**MATERIAL PROVIDED**:

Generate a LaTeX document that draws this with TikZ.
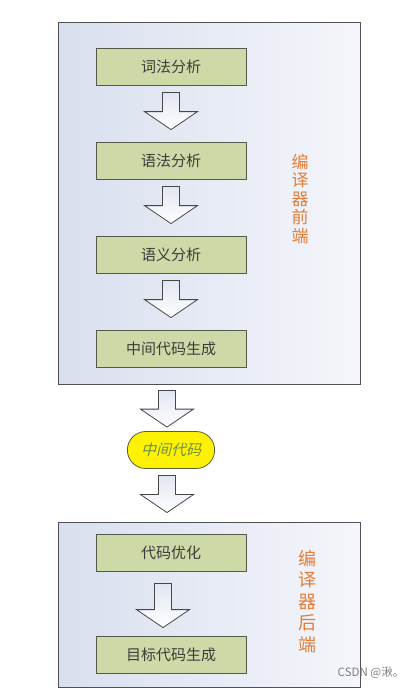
\documentclass[tikz,border=0pt]{standalone}
\usepackage{fontspec}
\setmainfont{Noto Sans CJK SC}
\newfontfamily\slantcjk{Noto Sans CJK SC}[FakeSlant=0.25]
\usetikzlibrary{calc,shapes.misc}

\definecolor{partleft}{RGB}{216,223,238}
\definecolor{partright}{RGB}{245,246,251}
\definecolor{partline}{RGB}{80,80,85}
\definecolor{stagegreen}{RGB}{205,217,166}
\definecolor{boxline}{RGB}{85,88,75}
\definecolor{stagetext}{RGB}{60,60,60}
\definecolor{arrowline}{RGB}{70,70,75}
\definecolor{arrowfill}{RGB}{226,230,242}
\definecolor{irline}{RGB}{95,95,60}
\definecolor{irtext}{RGB}{105,145,75}
\definecolor{sideorange}{RGB}{228,125,55}

% hollow block arrow from one node down to the next
\newcommand{\fatarrow}[5][0pt]{%
  \draw[fat arrow] let \p1=(#2.south), \p2=(#3.north),
    \p3=({\x1+(#1)},{\y1-#4pt}), \p4=({\x1+(#1)},{\y2+#5pt}) in
    (\x3-8.5pt,\y3) -- (\x3+8.5pt,\y3) -- (\x3+8.5pt,\y4+18pt) -- (\x3+26.5pt,\y4+18pt)
    -- (\x4,\y4) -- (\x3-26.5pt,\y4+18pt) -- (\x3-8.5pt,\y4+18pt) -- cycle;}

\begin{document}
\begin{tikzpicture}[x=1pt,y=1pt,node distance=94pt,
	stage/.style={rectangle,draw=boxline,fill=stagegreen,line width=0.8pt,minimum width=150pt,
		minimum height=37pt,text=stagetext,font=\fontsize{15}{15}\selectfont},
	part/.style={rectangle,draw=partline,line width=0.9pt,left color=partleft,right color=partright,
		minimum width=302pt},
	ir/.style={rounded rectangle,draw=irline,fill=yellow,line width=0.8pt,minimum width=94pt,
		minimum height=37pt,text=irtext,font=\slantcjk\fontsize{15}{15}\selectfont},
	side/.style={align=center,text=sideorange,inner sep=0pt},
	fat arrow/.style={draw=arrowline,line width=0.8pt,top color=arrowfill,bottom color=white}]
	\useasboundingbox (0,0) rectangle (414,-688);
	
	% front end
	\node[part,minimum height=362pt] (front) at (209,-203) {};
	\node[stage] (a) at (171,-66.5) {词法分析};
	\node[stage] (b) [below of=a] {语法分析};
	\node[stage] (c) [below of=b] {语义分析};
	\node[stage] (d) [below of=c] {中间代码生成};
	\node[side,font=\fontsize{17}{18.5}\selectfont] (fe) at (300,-199) {编\\译\\器\\前\\端};
	
	\node[ir] (ir) at (171,-450) {中间代码};
	
	% back end
	\node[part,minimum height=165pt] (back) at (209,-604.5) {};
	\node[stage] (e) at (171,-552.5) {代码优化};
	\node[stage] (f) [below of=e,node distance=102pt] {目标代码生成};
	\node[side,font=\fontsize{18}{21.5}\selectfont] (be) at (307,-601.5) {编\\译\\器\\后\\端};
	
	\node[text=gray,font=\fontsize{11.5}{12}\selectfont] (wm) at (371,-673) {CSDN @湫。};
	
	\fatarrow{a}{b}{7}{12}
	\fatarrow{b}{c}{7}{12}
	\fatarrow{c}{d}{7}{12}
	\fatarrow[-42pt]{front}{ir}{6}{4}
	\fatarrow[-4pt]{ir}{back}{6.5}{9}
	\fatarrow[-8pt]{e}{f}{12}{8}
\end{tikzpicture}
\end{document}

**WORK TO COMPLETE**: Return only the lines running from the top of the data to the line that holds "-- (\x4,\y4) -- (\x3-26.5pt,\y4+18pt)". Include both of those lines, but skip the pictures.

**EXERCISE OUTPUT**:
Generate a LaTeX document that draws this with TikZ.
\documentclass[tikz,border=0pt]{standalone}
\usepackage{fontspec}
\setmainfont{Noto Sans CJK SC}
\newfontfamily\slantcjk{Noto Sans CJK SC}[FakeSlant=0.25]
\usetikzlibrary{calc,shapes.misc}

\definecolor{partleft}{RGB}{216,223,238}
\definecolor{partright}{RGB}{245,246,251}
\definecolor{partline}{RGB}{80,80,85}
\definecolor{stagegreen}{RGB}{205,217,166}
\definecolor{boxline}{RGB}{85,88,75}
\definecolor{stagetext}{RGB}{60,60,60}
\definecolor{arrowline}{RGB}{70,70,75}
\definecolor{arrowfill}{RGB}{226,230,242}
\definecolor{irline}{RGB}{95,95,60}
\definecolor{irtext}{RGB}{105,145,75}
\definecolor{sideorange}{RGB}{228,125,55}

% hollow block arrow from one node down to the next
\newcommand{\fatarrow}[5][0pt]{%
  \draw[fat arrow] let \p1=(#2.south), \p2=(#3.north),
    \p3=({\x1+(#1)},{\y1-#4pt}), \p4=({\x1+(#1)},{\y2+#5pt}) in
    (\x3-8.5pt,\y3) -- (\x3+8.5pt,\y3) -- (\x3+8.5pt,\y4+18pt) -- (\x3+26.5pt,\y4+18pt)
    -- (\x4,\y4) -- (\x3-26.5pt,\y4+18pt) -- (\x3-8.5pt,\y4+18pt) -- cycle;}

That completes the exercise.